◆ **Record excerpts**:
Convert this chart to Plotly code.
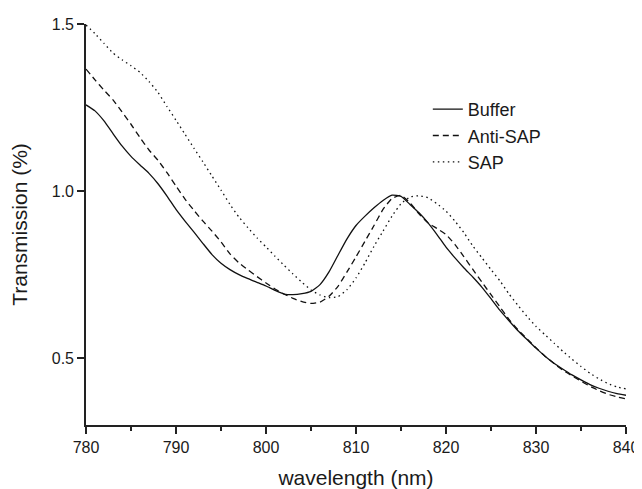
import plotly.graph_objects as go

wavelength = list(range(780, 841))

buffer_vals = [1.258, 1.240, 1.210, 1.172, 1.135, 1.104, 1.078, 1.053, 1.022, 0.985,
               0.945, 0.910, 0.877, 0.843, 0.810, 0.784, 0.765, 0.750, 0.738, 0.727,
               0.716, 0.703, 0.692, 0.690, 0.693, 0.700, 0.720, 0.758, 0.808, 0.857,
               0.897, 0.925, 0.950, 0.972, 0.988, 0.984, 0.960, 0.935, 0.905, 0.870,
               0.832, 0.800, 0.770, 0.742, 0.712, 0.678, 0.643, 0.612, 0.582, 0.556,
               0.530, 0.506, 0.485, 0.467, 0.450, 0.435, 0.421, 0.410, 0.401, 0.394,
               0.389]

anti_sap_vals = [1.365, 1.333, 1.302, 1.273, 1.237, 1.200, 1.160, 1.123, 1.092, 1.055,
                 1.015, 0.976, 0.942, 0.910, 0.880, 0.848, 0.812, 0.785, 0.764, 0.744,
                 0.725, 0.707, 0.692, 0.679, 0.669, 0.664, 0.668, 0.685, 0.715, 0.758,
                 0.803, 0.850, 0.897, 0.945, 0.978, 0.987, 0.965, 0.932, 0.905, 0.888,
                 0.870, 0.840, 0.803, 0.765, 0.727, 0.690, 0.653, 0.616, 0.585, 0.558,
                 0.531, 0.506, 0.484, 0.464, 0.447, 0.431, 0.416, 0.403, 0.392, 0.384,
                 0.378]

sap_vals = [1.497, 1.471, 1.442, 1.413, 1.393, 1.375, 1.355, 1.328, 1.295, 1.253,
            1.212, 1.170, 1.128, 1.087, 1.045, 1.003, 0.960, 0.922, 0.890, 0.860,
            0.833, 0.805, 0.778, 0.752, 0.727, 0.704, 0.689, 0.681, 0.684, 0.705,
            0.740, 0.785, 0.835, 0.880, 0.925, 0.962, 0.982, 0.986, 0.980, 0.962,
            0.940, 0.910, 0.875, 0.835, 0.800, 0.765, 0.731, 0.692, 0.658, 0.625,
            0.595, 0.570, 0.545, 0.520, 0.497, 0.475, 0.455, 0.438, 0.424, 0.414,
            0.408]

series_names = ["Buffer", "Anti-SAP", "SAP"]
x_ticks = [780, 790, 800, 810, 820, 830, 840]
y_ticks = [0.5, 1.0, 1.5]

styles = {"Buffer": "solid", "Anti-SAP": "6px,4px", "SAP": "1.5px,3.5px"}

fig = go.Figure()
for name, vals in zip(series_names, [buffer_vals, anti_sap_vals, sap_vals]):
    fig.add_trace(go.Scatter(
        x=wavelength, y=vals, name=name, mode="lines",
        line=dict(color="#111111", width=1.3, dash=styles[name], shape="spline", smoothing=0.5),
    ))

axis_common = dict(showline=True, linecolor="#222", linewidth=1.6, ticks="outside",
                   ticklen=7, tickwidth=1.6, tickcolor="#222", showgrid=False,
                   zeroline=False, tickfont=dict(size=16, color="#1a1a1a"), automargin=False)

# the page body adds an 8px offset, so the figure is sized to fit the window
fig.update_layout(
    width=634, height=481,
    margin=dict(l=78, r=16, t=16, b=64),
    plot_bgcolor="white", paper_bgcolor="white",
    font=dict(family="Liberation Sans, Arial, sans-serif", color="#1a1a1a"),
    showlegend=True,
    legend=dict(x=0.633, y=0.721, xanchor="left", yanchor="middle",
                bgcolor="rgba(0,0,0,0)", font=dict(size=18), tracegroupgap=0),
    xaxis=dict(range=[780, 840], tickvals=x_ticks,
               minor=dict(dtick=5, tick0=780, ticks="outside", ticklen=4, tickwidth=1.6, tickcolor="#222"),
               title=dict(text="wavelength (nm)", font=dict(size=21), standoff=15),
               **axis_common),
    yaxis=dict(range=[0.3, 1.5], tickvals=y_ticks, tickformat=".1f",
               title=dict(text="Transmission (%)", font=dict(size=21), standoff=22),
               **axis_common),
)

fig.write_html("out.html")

* * *

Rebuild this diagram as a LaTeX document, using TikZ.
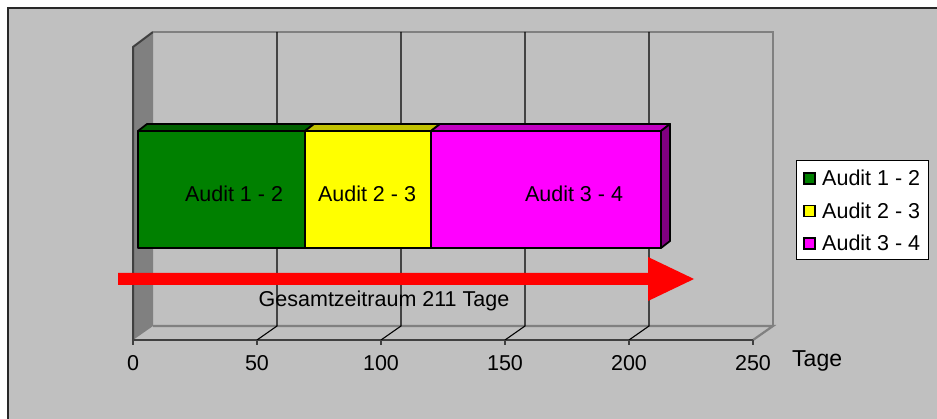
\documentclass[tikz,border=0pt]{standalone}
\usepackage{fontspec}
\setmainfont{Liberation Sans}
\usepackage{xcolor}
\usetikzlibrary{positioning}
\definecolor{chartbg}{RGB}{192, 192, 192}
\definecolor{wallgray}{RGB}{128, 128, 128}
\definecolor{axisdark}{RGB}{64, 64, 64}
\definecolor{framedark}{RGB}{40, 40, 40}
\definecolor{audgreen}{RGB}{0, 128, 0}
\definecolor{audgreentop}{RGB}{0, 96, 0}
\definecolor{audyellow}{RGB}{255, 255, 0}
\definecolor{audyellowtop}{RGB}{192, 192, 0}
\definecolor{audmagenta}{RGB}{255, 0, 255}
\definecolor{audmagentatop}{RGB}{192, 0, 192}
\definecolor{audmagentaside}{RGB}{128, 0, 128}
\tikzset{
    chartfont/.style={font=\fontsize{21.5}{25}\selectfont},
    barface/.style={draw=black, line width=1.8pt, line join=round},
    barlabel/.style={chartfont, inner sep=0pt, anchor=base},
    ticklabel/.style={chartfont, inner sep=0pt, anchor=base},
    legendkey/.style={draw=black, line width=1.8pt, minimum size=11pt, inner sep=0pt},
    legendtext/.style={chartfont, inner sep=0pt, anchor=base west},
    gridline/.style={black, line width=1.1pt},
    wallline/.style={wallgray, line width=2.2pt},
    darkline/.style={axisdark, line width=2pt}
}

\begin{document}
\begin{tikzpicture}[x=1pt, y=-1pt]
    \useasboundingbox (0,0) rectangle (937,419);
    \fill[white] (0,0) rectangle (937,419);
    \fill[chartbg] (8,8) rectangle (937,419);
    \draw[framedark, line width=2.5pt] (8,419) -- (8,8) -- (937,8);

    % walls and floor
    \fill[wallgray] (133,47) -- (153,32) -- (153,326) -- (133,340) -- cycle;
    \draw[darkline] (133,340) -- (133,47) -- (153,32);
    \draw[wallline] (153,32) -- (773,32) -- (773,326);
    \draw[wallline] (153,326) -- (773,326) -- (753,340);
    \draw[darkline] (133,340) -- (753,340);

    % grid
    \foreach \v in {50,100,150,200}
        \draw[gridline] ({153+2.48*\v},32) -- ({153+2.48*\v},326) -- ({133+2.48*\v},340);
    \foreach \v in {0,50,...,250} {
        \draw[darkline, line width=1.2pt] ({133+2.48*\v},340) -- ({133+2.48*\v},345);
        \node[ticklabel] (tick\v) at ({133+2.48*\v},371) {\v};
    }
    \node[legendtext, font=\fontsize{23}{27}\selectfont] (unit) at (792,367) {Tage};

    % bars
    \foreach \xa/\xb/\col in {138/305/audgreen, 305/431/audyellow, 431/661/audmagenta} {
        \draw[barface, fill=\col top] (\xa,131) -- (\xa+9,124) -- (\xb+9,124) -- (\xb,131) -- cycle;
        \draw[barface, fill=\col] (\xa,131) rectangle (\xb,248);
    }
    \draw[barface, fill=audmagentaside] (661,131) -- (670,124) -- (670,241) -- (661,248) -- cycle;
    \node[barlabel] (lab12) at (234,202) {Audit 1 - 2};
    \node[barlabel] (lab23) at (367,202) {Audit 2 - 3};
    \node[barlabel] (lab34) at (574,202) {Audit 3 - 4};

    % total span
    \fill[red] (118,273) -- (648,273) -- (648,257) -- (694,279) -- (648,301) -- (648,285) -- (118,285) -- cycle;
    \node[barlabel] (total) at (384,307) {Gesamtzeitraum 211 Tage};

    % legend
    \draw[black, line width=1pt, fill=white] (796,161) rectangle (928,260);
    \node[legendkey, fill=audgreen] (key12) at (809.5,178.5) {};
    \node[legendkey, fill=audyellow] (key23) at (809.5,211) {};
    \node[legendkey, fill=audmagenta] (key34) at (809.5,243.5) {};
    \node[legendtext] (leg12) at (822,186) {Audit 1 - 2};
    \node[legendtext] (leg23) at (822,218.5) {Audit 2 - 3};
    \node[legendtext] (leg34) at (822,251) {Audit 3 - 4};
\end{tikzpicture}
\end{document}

◆ **Short task**:
Return exactly the lines from the one with "Convert this chart to Plotly code." to the one with "wavelength = list(range(780, 841))", both ends kept, and only those. Images are left out.

◆ **Task solution**:
Convert this chart to Plotly code.
import plotly.graph_objects as go

wavelength = list(range(780, 841))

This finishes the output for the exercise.